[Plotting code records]
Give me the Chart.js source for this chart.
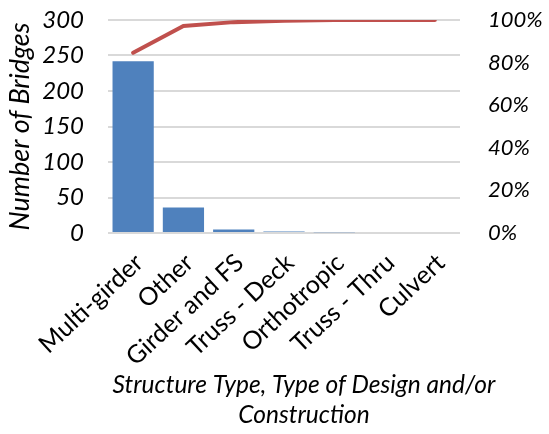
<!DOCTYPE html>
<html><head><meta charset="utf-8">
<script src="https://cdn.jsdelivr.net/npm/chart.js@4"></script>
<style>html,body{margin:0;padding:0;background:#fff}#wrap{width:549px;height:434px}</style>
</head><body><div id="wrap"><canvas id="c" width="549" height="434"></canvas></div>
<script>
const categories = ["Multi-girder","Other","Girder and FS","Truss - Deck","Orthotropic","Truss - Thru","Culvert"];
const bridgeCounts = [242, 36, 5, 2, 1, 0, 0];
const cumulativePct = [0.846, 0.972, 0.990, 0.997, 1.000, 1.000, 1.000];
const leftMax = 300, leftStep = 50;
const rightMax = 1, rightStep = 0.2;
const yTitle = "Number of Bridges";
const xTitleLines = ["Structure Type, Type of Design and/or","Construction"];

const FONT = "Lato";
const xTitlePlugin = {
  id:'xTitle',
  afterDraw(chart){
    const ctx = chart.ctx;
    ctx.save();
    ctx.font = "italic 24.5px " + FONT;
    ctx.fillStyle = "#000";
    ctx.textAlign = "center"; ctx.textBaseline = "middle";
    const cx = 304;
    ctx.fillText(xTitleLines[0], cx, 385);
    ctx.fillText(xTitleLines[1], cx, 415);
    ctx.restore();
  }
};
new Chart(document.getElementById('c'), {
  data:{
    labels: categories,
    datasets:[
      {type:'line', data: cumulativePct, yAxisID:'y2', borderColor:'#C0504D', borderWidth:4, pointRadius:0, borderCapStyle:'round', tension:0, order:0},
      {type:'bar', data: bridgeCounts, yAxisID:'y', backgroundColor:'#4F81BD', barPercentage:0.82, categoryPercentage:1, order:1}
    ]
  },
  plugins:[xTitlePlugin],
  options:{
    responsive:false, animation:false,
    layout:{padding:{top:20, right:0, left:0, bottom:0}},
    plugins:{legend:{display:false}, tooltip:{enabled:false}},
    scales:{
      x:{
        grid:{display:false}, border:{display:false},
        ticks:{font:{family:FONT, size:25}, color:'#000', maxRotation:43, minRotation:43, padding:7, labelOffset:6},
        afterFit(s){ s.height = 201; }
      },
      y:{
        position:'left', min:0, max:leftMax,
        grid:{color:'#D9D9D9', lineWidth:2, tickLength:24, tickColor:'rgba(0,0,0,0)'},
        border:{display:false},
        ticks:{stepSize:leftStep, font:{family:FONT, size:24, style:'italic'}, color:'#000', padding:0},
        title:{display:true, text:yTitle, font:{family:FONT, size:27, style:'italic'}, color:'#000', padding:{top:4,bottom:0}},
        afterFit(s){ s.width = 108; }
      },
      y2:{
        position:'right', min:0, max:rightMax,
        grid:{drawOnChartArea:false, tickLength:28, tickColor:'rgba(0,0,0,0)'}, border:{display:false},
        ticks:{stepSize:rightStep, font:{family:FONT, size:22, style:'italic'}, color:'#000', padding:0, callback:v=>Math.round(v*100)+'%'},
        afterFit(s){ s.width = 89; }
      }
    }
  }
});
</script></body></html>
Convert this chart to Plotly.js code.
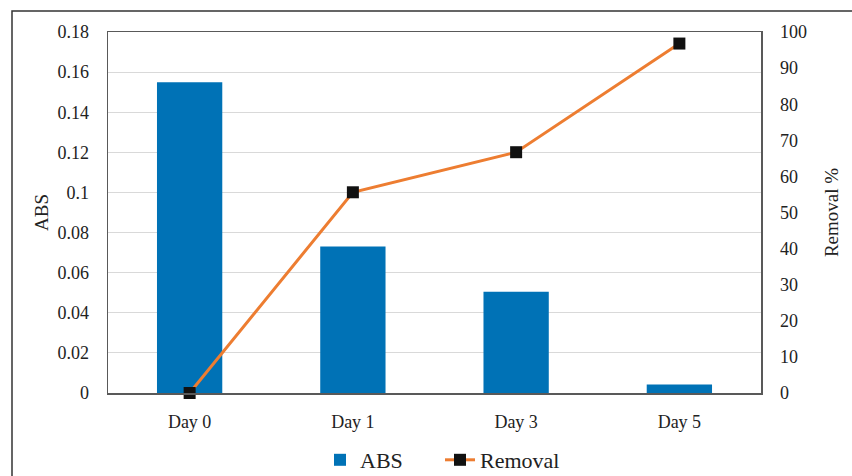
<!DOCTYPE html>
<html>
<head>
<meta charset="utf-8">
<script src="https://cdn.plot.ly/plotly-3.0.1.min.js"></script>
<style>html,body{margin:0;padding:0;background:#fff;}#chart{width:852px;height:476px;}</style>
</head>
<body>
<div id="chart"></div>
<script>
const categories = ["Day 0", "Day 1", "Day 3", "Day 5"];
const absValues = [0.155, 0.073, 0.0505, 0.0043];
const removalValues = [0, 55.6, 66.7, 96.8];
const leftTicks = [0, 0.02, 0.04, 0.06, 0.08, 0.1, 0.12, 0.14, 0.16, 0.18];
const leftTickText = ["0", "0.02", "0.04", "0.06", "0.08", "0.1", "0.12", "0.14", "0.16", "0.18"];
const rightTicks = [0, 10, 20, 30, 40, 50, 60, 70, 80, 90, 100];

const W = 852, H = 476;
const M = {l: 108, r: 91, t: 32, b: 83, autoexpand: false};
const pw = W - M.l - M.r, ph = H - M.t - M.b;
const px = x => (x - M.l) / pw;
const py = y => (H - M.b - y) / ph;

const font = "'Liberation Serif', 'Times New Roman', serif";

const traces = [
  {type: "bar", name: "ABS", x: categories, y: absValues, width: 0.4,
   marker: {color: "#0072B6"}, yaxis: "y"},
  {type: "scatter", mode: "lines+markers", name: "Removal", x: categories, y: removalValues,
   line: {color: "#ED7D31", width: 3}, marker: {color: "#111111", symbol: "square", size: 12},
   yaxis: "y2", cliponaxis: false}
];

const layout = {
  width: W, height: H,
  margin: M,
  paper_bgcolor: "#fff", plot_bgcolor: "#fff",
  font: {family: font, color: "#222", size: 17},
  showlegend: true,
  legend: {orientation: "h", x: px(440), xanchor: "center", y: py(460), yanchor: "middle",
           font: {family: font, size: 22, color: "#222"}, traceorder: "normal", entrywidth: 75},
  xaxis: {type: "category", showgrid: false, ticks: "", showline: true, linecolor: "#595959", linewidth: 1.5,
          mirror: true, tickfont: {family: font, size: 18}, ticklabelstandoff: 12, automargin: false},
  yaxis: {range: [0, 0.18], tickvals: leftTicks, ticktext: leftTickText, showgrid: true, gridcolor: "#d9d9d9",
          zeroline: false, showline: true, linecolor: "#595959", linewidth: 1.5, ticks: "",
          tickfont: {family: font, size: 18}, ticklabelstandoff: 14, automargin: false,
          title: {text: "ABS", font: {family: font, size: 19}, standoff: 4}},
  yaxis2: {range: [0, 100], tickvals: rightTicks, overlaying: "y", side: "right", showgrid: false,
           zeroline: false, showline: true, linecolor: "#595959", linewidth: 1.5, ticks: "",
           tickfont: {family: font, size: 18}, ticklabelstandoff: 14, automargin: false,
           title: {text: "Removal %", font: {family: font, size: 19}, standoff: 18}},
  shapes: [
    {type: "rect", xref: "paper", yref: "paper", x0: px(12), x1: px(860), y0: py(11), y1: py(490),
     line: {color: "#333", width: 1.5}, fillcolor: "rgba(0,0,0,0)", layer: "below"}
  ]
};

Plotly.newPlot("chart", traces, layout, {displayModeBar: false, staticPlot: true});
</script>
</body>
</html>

--

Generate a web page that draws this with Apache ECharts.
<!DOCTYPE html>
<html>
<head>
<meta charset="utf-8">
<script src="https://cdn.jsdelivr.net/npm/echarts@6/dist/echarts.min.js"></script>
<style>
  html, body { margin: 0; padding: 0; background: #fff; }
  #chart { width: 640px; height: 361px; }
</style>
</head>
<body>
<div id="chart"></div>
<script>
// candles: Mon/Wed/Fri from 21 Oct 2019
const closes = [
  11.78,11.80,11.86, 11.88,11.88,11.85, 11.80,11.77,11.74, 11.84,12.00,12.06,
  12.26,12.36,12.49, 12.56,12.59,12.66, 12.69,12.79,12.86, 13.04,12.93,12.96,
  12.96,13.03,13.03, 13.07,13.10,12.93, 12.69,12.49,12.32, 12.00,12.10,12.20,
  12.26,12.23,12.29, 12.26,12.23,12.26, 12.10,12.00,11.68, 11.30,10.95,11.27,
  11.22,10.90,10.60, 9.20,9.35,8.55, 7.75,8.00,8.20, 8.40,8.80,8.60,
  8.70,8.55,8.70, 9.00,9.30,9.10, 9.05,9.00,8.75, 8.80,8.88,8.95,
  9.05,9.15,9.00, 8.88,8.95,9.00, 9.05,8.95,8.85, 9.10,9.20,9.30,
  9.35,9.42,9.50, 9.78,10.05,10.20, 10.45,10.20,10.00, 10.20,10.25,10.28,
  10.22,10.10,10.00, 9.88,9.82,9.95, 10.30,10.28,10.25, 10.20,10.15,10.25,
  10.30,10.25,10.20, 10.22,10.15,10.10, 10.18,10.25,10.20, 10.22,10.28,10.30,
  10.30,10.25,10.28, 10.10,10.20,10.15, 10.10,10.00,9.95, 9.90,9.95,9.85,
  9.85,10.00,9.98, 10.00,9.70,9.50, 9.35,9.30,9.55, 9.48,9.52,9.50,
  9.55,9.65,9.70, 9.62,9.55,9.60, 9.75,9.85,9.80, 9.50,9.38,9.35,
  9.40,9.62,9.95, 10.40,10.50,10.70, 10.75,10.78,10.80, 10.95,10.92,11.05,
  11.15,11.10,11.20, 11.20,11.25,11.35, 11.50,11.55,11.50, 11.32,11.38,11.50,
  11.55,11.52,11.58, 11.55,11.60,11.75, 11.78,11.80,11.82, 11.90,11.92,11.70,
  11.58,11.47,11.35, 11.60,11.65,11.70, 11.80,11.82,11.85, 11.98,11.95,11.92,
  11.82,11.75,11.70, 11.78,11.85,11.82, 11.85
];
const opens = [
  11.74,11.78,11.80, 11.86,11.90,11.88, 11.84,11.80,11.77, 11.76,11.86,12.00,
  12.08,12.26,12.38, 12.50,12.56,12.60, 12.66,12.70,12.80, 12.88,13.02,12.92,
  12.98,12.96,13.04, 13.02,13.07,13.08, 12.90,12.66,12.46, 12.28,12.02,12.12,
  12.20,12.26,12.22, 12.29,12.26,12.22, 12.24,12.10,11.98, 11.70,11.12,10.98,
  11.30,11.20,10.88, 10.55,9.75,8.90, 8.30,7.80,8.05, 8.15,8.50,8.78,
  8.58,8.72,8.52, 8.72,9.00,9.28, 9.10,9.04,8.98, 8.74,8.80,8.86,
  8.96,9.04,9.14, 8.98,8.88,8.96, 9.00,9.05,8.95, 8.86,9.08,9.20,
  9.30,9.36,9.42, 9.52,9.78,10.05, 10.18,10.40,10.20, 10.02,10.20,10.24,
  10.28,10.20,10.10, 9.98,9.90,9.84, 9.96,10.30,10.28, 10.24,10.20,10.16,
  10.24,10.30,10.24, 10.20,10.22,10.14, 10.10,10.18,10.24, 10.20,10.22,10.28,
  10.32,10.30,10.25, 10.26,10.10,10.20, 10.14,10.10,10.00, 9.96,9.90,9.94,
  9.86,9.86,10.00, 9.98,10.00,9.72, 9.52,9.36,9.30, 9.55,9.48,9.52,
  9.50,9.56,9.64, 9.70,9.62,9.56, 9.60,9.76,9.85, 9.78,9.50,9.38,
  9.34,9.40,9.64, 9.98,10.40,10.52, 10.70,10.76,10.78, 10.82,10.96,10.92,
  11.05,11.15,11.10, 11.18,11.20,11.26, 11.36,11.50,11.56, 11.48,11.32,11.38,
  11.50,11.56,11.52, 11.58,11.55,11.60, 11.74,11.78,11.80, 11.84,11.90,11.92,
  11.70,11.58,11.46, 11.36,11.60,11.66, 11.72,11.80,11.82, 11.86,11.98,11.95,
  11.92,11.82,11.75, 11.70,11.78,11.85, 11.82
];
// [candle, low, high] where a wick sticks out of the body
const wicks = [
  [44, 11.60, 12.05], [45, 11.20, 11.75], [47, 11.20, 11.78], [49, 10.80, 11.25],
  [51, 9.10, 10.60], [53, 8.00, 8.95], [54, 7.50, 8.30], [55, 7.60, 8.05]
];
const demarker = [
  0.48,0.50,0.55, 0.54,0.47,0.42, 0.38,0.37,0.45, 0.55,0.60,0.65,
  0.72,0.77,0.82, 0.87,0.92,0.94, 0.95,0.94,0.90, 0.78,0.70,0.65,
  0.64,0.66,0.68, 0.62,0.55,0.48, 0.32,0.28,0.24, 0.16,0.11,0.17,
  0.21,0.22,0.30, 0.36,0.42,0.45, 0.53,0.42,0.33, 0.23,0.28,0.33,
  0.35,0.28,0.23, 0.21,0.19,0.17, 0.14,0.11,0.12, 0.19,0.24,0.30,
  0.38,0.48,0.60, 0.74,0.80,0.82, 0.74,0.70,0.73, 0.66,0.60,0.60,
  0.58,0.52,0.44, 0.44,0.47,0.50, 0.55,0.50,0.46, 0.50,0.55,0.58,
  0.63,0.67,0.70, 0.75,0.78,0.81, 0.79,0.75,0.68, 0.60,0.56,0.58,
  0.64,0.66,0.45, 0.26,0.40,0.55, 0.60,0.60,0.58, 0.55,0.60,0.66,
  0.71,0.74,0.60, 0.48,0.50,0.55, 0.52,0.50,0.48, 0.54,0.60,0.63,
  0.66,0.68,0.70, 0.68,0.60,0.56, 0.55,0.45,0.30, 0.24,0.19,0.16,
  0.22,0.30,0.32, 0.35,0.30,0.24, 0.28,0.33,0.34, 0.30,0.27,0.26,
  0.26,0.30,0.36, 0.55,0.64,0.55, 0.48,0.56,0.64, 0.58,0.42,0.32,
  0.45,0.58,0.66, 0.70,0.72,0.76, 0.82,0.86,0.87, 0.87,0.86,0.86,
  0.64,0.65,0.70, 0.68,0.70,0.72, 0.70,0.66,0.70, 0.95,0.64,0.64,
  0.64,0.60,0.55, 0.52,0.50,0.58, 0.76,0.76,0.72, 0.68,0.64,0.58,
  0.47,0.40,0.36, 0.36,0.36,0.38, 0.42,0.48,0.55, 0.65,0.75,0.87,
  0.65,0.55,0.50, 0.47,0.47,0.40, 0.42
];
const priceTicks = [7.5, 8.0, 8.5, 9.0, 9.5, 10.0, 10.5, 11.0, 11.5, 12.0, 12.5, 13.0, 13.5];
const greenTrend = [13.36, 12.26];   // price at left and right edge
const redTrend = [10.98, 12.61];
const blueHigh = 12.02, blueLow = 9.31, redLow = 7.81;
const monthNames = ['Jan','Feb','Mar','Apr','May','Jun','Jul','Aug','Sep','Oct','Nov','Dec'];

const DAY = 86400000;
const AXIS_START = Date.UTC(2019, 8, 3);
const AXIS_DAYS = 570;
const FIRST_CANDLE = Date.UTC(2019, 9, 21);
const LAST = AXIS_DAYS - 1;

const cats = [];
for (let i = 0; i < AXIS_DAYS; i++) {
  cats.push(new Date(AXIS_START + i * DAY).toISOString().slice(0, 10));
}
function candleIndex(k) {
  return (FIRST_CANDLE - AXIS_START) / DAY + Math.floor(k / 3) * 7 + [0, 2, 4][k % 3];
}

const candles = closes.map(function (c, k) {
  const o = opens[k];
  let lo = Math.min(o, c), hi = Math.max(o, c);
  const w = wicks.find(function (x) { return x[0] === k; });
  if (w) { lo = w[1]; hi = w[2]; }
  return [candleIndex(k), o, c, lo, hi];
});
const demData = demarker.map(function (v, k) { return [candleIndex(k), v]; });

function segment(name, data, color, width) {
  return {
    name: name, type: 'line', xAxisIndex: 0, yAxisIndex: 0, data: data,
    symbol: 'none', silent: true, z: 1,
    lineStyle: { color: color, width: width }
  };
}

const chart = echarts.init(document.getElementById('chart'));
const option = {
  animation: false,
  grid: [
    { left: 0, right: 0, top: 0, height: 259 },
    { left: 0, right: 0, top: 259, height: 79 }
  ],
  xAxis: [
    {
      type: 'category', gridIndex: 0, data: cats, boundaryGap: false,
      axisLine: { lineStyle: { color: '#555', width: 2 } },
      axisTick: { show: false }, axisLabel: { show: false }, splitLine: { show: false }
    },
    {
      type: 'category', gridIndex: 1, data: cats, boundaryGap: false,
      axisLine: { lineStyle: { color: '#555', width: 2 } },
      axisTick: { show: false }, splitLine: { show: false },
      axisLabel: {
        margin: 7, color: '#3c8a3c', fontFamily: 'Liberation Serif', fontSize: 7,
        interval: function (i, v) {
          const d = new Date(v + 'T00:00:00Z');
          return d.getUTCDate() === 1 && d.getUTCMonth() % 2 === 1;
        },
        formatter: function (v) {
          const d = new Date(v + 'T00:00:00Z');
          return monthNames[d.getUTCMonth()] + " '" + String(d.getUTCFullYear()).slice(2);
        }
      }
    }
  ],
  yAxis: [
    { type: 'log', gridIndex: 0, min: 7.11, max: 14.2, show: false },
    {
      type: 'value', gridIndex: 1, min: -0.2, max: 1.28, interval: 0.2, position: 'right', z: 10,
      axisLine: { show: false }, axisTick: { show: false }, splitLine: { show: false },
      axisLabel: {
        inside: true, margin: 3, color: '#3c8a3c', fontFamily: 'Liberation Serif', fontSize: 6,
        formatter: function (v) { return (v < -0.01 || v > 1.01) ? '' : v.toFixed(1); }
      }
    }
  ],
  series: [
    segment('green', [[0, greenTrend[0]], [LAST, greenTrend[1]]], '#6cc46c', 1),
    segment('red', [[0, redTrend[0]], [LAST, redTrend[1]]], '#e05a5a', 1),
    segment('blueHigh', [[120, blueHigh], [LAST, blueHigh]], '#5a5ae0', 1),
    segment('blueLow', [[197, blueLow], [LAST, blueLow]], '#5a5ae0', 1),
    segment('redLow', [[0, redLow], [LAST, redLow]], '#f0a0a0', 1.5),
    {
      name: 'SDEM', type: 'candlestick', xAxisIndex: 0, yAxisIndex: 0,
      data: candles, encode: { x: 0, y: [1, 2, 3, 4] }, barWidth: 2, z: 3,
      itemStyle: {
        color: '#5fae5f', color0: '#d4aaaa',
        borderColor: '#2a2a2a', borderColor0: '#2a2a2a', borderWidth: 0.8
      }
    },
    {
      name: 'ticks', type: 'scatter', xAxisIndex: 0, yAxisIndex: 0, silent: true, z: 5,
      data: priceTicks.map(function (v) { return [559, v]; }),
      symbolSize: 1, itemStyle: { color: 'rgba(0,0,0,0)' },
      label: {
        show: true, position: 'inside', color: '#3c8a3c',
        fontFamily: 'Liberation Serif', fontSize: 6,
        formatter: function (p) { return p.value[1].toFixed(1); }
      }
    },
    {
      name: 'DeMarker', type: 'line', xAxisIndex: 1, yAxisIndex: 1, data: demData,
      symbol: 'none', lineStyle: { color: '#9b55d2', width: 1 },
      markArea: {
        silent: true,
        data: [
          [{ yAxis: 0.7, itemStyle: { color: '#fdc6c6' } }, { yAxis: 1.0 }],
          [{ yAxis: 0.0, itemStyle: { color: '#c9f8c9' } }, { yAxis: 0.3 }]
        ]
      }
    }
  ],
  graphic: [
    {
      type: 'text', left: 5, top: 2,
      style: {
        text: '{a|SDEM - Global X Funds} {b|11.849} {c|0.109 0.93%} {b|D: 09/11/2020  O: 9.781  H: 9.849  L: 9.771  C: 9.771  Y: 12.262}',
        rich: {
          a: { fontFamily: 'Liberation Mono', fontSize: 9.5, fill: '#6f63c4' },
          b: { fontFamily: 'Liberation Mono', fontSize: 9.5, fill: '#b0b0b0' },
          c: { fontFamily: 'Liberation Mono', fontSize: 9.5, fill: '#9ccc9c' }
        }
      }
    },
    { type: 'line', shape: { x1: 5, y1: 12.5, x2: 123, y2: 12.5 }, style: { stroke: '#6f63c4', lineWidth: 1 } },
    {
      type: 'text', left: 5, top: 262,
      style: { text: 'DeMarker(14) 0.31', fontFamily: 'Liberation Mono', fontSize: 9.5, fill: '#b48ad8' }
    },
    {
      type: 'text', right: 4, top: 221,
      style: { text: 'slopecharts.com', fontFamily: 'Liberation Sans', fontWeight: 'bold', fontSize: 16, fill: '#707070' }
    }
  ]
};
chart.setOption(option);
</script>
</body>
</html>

--

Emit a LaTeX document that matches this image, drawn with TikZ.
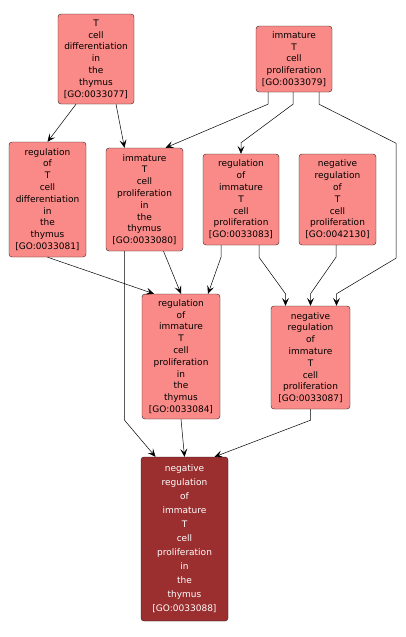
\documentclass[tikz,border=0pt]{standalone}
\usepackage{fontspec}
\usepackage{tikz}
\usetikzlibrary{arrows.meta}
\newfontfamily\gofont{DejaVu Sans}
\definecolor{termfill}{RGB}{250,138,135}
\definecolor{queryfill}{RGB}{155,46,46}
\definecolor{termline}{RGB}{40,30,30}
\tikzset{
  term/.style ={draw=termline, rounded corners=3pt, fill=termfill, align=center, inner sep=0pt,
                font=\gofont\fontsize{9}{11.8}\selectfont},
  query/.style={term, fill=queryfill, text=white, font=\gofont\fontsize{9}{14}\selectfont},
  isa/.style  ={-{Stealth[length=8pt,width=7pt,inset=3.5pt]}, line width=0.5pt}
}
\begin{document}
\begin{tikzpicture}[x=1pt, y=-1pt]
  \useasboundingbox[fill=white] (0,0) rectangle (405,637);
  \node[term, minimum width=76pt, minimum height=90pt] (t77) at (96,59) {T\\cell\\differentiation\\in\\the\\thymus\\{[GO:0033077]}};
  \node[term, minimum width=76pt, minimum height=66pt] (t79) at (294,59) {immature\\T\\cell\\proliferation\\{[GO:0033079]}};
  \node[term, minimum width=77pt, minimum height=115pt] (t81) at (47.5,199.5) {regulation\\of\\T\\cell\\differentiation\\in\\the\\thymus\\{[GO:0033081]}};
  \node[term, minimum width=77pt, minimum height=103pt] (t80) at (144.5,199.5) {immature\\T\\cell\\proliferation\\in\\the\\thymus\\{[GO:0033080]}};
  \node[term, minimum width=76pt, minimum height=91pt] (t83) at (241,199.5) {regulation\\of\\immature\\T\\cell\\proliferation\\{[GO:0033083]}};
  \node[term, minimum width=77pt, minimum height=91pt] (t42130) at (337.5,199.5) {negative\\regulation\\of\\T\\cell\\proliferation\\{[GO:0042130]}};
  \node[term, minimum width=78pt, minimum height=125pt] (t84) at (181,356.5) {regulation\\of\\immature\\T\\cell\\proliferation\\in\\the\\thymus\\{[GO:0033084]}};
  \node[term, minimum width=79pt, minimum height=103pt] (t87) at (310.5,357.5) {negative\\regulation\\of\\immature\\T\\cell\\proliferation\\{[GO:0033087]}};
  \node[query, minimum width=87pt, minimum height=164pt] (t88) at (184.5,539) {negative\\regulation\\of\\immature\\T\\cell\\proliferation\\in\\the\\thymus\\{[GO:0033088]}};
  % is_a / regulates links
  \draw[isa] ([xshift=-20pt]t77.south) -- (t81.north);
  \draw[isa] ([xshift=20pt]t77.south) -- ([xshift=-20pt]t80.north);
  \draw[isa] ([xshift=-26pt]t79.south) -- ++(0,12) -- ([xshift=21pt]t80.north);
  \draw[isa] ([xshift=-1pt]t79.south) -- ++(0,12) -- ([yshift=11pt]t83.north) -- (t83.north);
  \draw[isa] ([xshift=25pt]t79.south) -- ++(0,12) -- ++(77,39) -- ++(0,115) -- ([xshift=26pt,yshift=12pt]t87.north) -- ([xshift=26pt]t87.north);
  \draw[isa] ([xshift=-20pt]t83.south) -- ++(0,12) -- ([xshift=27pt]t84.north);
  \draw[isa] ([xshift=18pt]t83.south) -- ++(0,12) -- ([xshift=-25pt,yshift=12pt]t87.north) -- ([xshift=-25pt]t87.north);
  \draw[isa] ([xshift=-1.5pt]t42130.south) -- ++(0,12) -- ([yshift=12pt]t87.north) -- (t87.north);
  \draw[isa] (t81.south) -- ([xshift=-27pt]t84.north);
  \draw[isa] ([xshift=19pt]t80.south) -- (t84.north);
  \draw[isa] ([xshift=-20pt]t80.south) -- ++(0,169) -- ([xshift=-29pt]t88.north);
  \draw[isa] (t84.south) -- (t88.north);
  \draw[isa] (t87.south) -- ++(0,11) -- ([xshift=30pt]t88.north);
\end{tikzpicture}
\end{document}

▶ _Required work_
Starting at the line containing "Give me the Chart.js source for this chart." and ending at the line containing "Type, Type of", copy those lines exactly, both included, and nothing more. Leave out any picture.

▶ _Task answer_
Give me the Chart.js source for this chart.
<!DOCTYPE html>
<html><head><meta charset="utf-8">
<script src="https://cdn.jsdelivr.net/npm/chart.js@4"></script>
<style>html,body{margin:0;padding:0;background:#fff}#wrap{width:549px;height:434px}</style>
</head><body><div id="wrap"><canvas id="c" width="549" height="434"></canvas></div>
<script>
const categories = ["Multi-girder","Other","Girder and FS","Truss - Deck","Orthotropic","Truss - Thru","Culvert"];
const bridgeCounts = [242, 36, 5, 2, 1, 0, 0];
const cumulativePct = [0.846, 0.972, 0.990, 0.997, 1.000, 1.000, 1.000];
const leftMax = 300, leftStep = 50;
const rightMax = 1, rightStep = 0.2;
const yTitle = "Number of Bridges";
const xTitleLines = ["Structure Type, Type of Design and/or","Construction"];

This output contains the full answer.